爱诗如中蛊

北海日报 2020-01-19 23:49 大字

“寻常一样窗前月,才有梅花便不同。”淡淡月光的映衬下,那横斜的疏影,便有了灵动的意韵,勾人思古之幽情,一颗心,从此有了安定的落处。

诗,便是我生命中的梅花。

秋晨春夕,冬雪夏云,都是生命里最庸常的景致,很容易让人忽视。诗,却可以让那些平凡物事变得光彩熠熠,别具情怀。万千山水景象,百般人间滋味,无数深沉感悟,尽在“诗词”这个民族瑰宝中。

中国诗词大会到2019年已举办四届了。在娱乐至死、信息满天飞的时代,主持一档有深厚内涵的文化节目,是多么利在千秋的事!继《朗诵者》栏目滋润万千国人的情感荒漠后,又激发了数以亿计的莘莘学子的爱诗狂潮。中华传统文化恰如“江天一色无纤尘,皎皎空中孤月轮”,千古独步,魅力尽显。我们仿佛恍然惊觉:中国的古典诗词,原来竟然真的这么美!

自小,我爱古典诗词,有意无意中诵得不少。那些简约而极具辞采的字句,往往带来无尽的蕴藉,给人千年一瞬、天涯咫尺之感。“黄梅时节家家雨,青草池塘处处蛙”,那雨丝那蛙声不是仍飘在我们眼前、响在我们耳畔么?“夜雨剪春韭,新炊间黄梁”,蘸着雨滴的碧绿韭菜,刚刚煮熟的黄梁米饭,不是从视觉、嗅觉给我们如临其境的感受么?而“晚来天欲雪,能饮一杯无”不正是最温馨情境中老友间最亲切的邀约?“可怜无定河边骨,犹是春闺梦里人”,时空的阻隔不是带来最彻骨的战争伤痛么?“今夜偏知春气暖,虫声新透绿窗纱”,诗人最细微处入手,不是给人们营造出一幅怡人春景么?

我常觉得,自己是一个生错时代的女子,或者说,前世我一定是个与诗有着莫大渊源的女子。我应该轻摇兰舟在“莲叶何田田”的水面穿行,我应该凝妆立在江楼畔,在“过尽千帆皆不是”的失落中望穿了双眼,或者我就是当垆煮酒的卓文君,是溪亭沉醉的李清照……

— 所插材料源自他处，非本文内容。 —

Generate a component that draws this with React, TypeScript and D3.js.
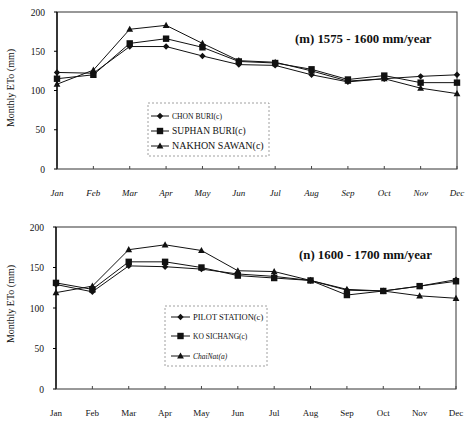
import React from "react";
import * as d3 from "d3";

const months = ["Jan", "Feb", "Mar", "Apr", "May", "Jun", "Jul", "Aug", "Sep", "Oct", "Nov", "Dec"];
const yTicks = [0, 50, 100, 150, 200];

const topNames = ["CHON BURI(c)", "SUPHAN BURI(c)", "NAKHON SAWAN(c)"];
const chonBuri = [123, 122, 156, 156, 144, 133, 132, 120, 111, 115, 118, 120];
const suphanBuri = [115, 120, 160, 166, 155, 137, 135, 127, 114, 119, 110, 110];
const nakhonSawan = [108, 126, 178, 183, 160, 138, 136, 125, 112, 115, 103, 96];

const bottomNames = ["PILOT STATION(c)", "KO SICHANG(c)", "ChaiNat(a)"];
const pilotStation = [129, 120, 152, 151, 148, 142, 139, 134, 122, 121, 127, 135];
const koSichang = [131, 123, 157, 157, 150, 140, 137, 134, 116, 121, 127, 133];
const chaiNat = [119, 127, 172, 178, 171, 146, 145, 134, 123, 121, 115, 112];

type Shape = "diamond" | "square" | "triangle";
const shapes: Shape[] = ["diamond", "square", "triangle"];

function Marker({ shape, x, y }: { shape: Shape; x: number; y: number }) {
  if (shape === "square") return <rect x={x - 3.2} y={y - 3.2} width={6.4} height={6.4} fill="#111" />;
  if (shape === "diamond") return <path d={`M${x},${y - 3.2}L${x + 3.2},${y}L${x},${y + 3.2}L${x - 3.2},${y}Z`} fill="#111" />;
  return <path d={`M${x},${y - 3.6}L${x + 3.4},${y + 2.6}L${x - 3.4},${y + 2.6}Z`} fill="#111" />;
}

interface PanelProps {
  top: number;
  bottom: number;
  left: number;
  right: number;
  series: number[][];
  names: string[];
  nameSizes: number[];
  nameItalic: boolean[];
  title: string;
  titleX: number;
  titleY: number;
  italicMonths: boolean;
  monthY: number;
  legend: { x0: number; x1: number; y0: number; y1: number; rows: number[]; lx0: number; lx1: number; tx: number };
  labelY: number;
}

function Panel(p: PanelProps) {
  const x = d3.scalePoint<string>().domain(months).range([p.left, p.right]);
  const y = d3.scaleLinear().domain([0, 200]).range([p.bottom, p.top]);
  const line = d3
    .line<number>()
    .x((_, i) => x(months[i])!)
    .y((d) => y(d));
  return (
    <g>
      <rect x={p.left} y={p.top} width={p.right - p.left} height={p.bottom - p.top} fill="none" stroke="#333" strokeWidth={1} />
      <line x1={p.left} x2={p.left} y1={p.top} y2={p.bottom} stroke="#000" strokeWidth={1.3} />
      {yTicks.map((t) => (
        <g key={t}>
          <line x1={p.left - 3} x2={p.left} y1={y(t)} y2={y(t)} stroke="#000" />
          <text x={p.left - 12} y={y(t) + 3.5} textAnchor="end" fontSize={9.5} fontFamily="Liberation Serif, serif" fill="#111">
            {t}
          </text>
        </g>
      ))}
      {months.map((m) => (
        <g key={m}>
          <line x1={x(m)!} x2={x(m)!} y1={p.bottom} y2={p.bottom - 3} stroke="#444" />
          <text
            x={x(m)!}
            y={p.monthY}
            textAnchor="middle"
            fontSize={9}
            fontStyle={p.italicMonths ? "italic" : "normal"}
            fontFamily="Liberation Serif, serif"
            fill="#111"
          >
            {m}
          </text>
        </g>
      ))}
      <text
        transform={`translate(14,${p.labelY}) rotate(-90)`}
        textAnchor="middle"
        fontSize={10}
        fontFamily="Liberation Serif, serif"
        fill="#111"
      >
        Monthly ETo (mm)
      </text>
      {p.series.map((s, si) => (
        <g key={si}>
          <path d={line(s)!} fill="none" stroke="#111" strokeWidth={1} />
          {s.map((v, i) => (
            <Marker key={i} shape={shapes[si]} x={x(months[i])!} y={y(v)} />
          ))}
        </g>
      ))}
      <text x={p.titleX} y={p.titleY} fontSize={12.8} fontWeight="bold" fontFamily="Liberation Serif, serif" fill="#111">
        {p.title}
      </text>
      <rect
        x={p.legend.x0}
        y={p.legend.y0}
        width={p.legend.x1 - p.legend.x0}
        height={p.legend.y1 - p.legend.y0}
        fill="#fff"
        stroke="#888"
        strokeWidth={0.8}
        strokeDasharray="2,2"
      />
      {p.names.map((n, i) => {
        const ry = p.legend.rows[i];
        return (
          <g key={n}>
            <line x1={p.legend.lx0} x2={p.legend.lx1} y1={ry} y2={ry} stroke="#111" />
            <Marker shape={shapes[i]} x={(p.legend.lx0 + p.legend.lx1) / 2} y={ry} />
            <text
              x={p.legend.tx}
              y={ry + 3.3}
              fontSize={p.nameSizes[i]}
              fontStyle={p.nameItalic[i] ? "italic" : "normal"}
              fontFamily="Liberation Serif, serif"
              fill="#111"
            >
              {n}
            </text>
          </g>
        );
      })}
    </g>
  );
}

export default function App() {
  return (
    <svg width={465} height={424} style={{ position: "absolute", left: 0, top: 0, background: "#fff" }}>
      <Panel
        top={12}
        bottom={169}
        left={57}
        right={457}
        series={[chonBuri, suphanBuri, nakhonSawan]}
        names={topNames}
        nameSizes={[7.6, 9.5, 10]}
        nameItalic={[false, false, false]}
        title="(m) 1575 - 1600 mm/year"
        titleX={295}
        titleY={43}
        italicMonths={true}
        monthY={196}
        legend={{ x0: 148, x1: 269, y0: 103, y1: 156, rows: [116, 131, 146], lx0: 151, lx1: 169, tx: 172 }}
        labelY={88}
      />
      <Panel
        top={227}
        bottom={389}
        left={56}
        right={456}
        series={[pilotStation, koSichang, chaiNat]}
        names={bottomNames}
        nameSizes={[8.5, 7.5, 7.5]}
        nameItalic={[false, false, true]}
        title="(n) 1600 - 1700 mm/year"
        titleX={299}
        titleY={259}
        italicMonths={false}
        monthY={416}
        legend={{ x0: 165, x1: 267, y0: 306, y1: 366, rows: [317, 336, 356], lx0: 171, lx1: 190, tx: 193 }}
        labelY={304}
      />
    </svg>
  );
}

后来,爱好阅读的我,深受现代诗的感染,在诗的海洋中感受文字的魅力,心灵的冲击。舒婷、海子和顾城等这一代朦胧诗人,迈着有力的步伐,走入我的生活。“黑夜给了我黑色的眼睛,我却用它来寻找光明”,“我必须是你近旁的一株木棉,作为树的形象和你站在一起”,这些诗句,如一股温暖的阳光,照亮了我多愁善感的青春时节。

就是这样,人已到中年,我还是一如既往的读诗写诗,分行句子里独特的气息与节奏让我沉醉其中,无止无休。

爱诗已如中蛊。

日子久了,诗已成为生命的一部分,从来不需要想起,因为从来也不曾忘记。

有时想着:当我老了,头发白了,睡思昏沉,我在火炉旁烤着火,依旧会随手拿过一卷书……读那些从前慢的时光,读那些古相思曲的回想,读一读村庄的消失,读一读那条从未走过的路……

“秋天深了,王在写诗。”天才诗人海子在山海关前默念。1989年之后,海子已成绝响,他成为自己天地里永远的“王”。

“这世上没有一样东西我想占有,没有一个人值得我羡慕。”波兰诗人米沃什《礼物》一诗,送给每位读诗的人,是恒久不变的精神“礼物”。

“天之涯,地之角,知交半零落。”当李叔同消失,弘一大师诞生,想必,知交应已零落殆尽。

“我不知道风,是在哪一个方向吹……”徐志摩的迷惘该是传染了所有人吧,诗人或许更甚。

每一首诗都是晶莹的露珠,映照出生命的光华。每一首诗都是情感的彩虹,高挂在精神的天空。因此,有人说:“把狂欢和爱情放在诗里是明智的,因为它们别无居处。”

世间纷扰,人情复杂,天意难测,渺小如微尘的生命个体根本无法掌控命运的走向,常会产生无法、无奈、无力、无常之感。而在某些独特的时刻,一首小诗,不抵饥寒,却可以让灵魂瞬间闪亮。

是的,诗的归属是灵魂。爱诗如你,或不爱诗如你,都会在诗里寻得一份别样的安慰。诗歌无用,却又有大用!